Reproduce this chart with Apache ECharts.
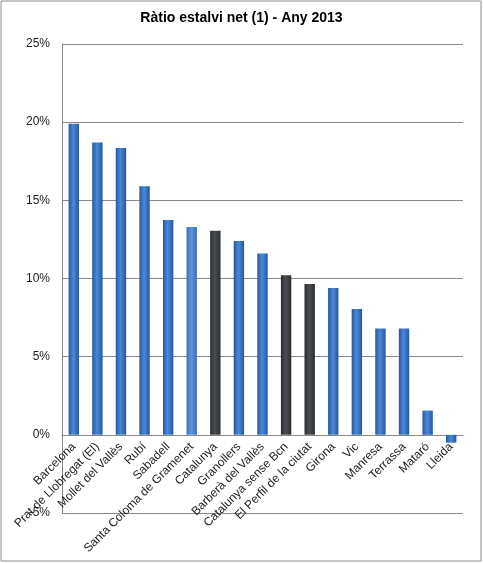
● ● ● ● ●
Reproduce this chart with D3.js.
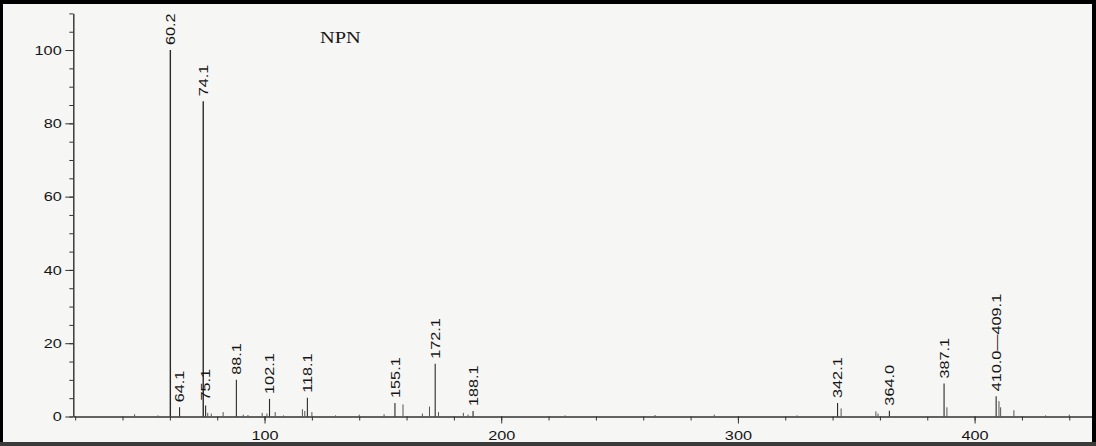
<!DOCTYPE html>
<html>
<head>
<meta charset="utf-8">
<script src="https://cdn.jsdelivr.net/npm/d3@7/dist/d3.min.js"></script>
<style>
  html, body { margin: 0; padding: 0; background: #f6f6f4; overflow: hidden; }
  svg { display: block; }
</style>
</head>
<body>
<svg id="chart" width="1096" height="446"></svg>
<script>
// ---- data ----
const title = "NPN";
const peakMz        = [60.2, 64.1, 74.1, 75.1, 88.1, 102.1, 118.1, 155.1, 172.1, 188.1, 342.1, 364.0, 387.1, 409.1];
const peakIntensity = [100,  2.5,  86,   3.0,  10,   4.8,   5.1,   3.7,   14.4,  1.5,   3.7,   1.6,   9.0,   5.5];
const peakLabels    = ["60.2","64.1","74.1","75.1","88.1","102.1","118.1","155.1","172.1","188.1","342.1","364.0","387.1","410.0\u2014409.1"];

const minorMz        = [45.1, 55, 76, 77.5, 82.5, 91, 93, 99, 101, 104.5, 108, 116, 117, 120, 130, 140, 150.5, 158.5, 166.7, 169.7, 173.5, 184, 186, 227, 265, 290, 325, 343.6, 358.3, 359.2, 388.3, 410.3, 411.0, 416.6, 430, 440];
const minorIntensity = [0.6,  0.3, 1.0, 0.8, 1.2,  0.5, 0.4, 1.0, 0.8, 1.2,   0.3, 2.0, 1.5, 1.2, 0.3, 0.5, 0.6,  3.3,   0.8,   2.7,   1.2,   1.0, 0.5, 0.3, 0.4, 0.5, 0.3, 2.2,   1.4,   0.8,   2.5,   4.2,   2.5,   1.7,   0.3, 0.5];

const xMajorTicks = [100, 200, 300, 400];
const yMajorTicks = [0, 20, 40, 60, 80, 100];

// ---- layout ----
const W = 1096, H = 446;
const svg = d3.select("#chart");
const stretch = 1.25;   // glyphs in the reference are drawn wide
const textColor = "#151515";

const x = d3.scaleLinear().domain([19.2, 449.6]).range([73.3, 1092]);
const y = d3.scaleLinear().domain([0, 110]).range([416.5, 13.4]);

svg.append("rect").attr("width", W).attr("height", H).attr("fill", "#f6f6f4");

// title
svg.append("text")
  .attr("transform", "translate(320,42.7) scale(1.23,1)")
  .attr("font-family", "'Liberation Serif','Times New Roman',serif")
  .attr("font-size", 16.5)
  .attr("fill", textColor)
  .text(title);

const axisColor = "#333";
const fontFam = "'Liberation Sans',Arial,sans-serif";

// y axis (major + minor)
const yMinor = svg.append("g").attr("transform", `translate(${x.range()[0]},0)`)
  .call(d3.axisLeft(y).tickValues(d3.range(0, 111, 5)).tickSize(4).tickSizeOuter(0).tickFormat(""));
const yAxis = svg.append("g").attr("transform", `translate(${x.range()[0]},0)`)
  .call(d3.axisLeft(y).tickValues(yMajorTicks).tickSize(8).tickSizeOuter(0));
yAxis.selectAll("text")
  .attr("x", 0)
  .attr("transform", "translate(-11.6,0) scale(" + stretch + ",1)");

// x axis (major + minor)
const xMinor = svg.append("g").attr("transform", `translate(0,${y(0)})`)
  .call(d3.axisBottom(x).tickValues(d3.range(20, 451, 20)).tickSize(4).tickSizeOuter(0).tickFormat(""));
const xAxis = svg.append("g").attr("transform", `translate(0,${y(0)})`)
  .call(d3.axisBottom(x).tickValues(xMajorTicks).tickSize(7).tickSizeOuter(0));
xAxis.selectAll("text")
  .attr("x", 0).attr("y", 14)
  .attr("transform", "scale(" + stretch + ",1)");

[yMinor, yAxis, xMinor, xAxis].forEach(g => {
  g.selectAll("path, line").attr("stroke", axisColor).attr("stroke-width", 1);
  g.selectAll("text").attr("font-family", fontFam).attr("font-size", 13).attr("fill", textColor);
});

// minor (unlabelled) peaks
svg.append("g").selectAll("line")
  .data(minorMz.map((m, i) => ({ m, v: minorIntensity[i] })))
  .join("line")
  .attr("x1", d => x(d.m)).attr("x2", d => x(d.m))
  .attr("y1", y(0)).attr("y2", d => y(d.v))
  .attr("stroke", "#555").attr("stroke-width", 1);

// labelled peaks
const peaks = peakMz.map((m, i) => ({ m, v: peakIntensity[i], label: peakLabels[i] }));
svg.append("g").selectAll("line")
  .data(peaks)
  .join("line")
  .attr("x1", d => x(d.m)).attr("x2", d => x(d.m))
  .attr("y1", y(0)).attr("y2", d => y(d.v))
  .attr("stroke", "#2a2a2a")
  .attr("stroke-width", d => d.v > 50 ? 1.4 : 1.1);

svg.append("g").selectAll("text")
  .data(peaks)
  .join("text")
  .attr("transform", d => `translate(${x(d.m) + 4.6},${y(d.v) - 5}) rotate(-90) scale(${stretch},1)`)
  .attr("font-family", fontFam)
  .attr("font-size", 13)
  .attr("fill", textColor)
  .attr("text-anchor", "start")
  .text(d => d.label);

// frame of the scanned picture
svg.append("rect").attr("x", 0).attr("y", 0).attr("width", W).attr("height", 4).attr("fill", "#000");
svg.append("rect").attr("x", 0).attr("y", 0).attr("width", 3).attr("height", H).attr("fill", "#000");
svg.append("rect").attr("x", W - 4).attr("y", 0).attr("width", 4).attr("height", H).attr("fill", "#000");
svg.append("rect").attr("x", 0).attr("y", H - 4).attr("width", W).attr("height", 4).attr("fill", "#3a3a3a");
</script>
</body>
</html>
● ● ● ● ●
## [What this task involves]
Which lines contain "Reproduce"? Copy each of them out.

## [Exercise solution]
Reproduce this chart with Apache ECharts.
Reproduce this chart with D3.js.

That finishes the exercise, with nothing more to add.